### WHAT IS EXPECTED
Everything from the first line to the line containing "59.0, 59.5, 60.0]" is to be repeated exactly; nothing past it.

### RECORDS FOR THE TASK
-- -- --

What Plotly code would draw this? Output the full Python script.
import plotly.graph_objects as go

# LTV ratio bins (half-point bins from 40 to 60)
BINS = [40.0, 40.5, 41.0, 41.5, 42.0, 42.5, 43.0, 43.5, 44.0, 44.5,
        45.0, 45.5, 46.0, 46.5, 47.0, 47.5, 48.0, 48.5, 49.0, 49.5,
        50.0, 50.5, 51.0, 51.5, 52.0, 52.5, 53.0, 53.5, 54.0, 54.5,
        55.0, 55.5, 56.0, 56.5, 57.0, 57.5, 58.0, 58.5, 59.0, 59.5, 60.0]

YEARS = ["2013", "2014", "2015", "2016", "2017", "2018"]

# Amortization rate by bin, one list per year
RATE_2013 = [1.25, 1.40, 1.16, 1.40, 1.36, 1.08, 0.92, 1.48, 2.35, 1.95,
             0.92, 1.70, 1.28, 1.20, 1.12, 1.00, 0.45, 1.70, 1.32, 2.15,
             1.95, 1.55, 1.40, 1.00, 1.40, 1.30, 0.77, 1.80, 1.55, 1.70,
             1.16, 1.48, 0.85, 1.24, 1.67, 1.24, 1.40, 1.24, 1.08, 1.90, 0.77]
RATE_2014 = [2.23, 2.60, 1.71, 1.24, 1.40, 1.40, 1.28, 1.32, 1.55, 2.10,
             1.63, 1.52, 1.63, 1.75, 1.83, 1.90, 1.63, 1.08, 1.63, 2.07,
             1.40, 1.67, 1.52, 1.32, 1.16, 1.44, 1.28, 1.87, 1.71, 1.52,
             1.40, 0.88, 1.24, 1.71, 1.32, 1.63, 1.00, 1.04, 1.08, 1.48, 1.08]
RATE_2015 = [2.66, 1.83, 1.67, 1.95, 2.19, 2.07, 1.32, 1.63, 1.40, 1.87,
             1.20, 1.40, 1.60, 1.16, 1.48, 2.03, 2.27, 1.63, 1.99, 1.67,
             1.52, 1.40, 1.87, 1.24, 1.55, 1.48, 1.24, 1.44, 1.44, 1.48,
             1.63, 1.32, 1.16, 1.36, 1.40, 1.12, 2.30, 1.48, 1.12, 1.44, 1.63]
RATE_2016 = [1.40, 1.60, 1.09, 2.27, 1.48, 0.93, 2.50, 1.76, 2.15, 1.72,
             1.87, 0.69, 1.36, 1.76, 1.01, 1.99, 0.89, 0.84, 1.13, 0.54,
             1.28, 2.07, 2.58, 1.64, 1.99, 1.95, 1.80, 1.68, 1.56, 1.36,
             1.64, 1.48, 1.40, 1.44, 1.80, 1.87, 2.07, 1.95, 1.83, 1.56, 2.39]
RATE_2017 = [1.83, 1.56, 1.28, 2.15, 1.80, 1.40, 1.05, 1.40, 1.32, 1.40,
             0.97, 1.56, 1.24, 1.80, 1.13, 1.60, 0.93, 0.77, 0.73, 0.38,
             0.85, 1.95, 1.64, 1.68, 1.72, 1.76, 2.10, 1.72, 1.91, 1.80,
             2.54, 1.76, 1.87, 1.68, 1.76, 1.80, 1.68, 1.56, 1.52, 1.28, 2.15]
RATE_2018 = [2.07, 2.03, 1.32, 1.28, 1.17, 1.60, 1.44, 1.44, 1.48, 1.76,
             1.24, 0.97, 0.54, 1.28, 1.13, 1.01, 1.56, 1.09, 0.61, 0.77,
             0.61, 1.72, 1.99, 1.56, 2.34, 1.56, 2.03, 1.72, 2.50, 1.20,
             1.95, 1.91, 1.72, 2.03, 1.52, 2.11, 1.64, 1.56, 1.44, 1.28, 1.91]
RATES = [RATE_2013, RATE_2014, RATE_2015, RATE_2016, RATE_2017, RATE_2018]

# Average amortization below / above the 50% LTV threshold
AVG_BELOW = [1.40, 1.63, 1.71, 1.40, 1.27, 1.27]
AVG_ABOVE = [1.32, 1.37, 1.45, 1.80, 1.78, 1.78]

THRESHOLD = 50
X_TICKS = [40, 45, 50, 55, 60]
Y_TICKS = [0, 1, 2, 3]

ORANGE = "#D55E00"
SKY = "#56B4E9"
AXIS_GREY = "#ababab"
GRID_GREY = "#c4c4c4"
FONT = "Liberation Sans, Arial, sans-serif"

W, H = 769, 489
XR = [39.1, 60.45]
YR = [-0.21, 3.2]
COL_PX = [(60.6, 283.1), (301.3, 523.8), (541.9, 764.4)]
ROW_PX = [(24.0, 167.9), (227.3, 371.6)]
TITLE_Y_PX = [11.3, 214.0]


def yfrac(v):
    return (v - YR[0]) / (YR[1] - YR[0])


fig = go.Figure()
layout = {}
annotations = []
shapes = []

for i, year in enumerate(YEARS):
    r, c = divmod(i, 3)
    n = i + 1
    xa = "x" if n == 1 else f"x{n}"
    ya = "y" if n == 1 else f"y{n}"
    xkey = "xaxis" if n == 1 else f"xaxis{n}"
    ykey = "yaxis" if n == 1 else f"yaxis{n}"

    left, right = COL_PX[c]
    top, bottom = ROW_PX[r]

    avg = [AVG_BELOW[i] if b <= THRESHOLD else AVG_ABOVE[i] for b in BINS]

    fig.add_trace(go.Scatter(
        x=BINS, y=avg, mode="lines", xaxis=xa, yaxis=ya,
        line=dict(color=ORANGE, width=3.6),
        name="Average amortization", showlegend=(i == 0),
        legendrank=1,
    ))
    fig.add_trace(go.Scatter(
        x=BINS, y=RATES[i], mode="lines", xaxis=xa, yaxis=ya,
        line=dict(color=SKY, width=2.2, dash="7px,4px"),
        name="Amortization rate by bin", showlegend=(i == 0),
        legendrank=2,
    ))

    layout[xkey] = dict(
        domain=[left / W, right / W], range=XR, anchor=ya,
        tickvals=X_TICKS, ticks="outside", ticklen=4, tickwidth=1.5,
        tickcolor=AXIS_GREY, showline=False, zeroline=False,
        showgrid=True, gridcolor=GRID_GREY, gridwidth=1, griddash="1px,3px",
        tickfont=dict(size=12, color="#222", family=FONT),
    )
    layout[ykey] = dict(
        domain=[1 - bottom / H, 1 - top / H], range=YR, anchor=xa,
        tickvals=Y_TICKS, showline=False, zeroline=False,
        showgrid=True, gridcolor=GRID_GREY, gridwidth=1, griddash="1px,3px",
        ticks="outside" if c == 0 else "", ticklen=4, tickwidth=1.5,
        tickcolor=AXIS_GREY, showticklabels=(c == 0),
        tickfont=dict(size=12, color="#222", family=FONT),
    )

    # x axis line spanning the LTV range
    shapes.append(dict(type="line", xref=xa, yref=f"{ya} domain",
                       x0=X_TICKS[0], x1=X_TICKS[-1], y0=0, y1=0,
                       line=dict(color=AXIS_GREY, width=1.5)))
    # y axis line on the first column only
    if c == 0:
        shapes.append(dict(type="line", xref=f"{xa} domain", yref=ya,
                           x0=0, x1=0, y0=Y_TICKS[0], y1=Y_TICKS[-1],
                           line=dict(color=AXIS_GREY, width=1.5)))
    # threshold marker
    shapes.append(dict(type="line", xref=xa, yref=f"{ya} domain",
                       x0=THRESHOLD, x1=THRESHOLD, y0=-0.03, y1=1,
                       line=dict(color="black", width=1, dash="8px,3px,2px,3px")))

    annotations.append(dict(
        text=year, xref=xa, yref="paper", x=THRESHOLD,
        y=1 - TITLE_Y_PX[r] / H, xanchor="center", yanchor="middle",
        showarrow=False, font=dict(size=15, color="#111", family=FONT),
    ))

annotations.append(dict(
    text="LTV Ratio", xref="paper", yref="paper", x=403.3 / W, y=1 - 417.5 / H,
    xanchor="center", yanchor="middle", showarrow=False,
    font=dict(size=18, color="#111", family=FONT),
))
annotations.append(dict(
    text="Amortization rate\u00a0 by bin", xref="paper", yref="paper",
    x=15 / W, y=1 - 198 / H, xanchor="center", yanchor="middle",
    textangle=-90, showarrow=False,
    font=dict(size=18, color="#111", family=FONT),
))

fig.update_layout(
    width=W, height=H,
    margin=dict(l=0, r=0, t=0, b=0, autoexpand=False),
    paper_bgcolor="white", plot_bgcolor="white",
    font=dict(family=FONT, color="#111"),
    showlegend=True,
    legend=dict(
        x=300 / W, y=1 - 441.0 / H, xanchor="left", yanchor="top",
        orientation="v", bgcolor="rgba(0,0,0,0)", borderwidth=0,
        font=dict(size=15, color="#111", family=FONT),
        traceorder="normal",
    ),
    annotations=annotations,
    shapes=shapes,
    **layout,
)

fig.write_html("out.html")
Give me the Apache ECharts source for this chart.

-- -- --

### COMPLETE OUTPUT
What Plotly code would draw this? Output the full Python script.
import plotly.graph_objects as go

# LTV ratio bins (half-point bins from 40 to 60)
BINS = [40.0, 40.5, 41.0, 41.5, 42.0, 42.5, 43.0, 43.5, 44.0, 44.5,
        45.0, 45.5, 46.0, 46.5, 47.0, 47.5, 48.0, 48.5, 49.0, 49.5,
        50.0, 50.5, 51.0, 51.5, 52.0, 52.5, 53.0, 53.5, 54.0, 54.5,
        55.0, 55.5, 56.0, 56.5, 57.0, 57.5, 58.0, 58.5, 59.0, 59.5, 60.0]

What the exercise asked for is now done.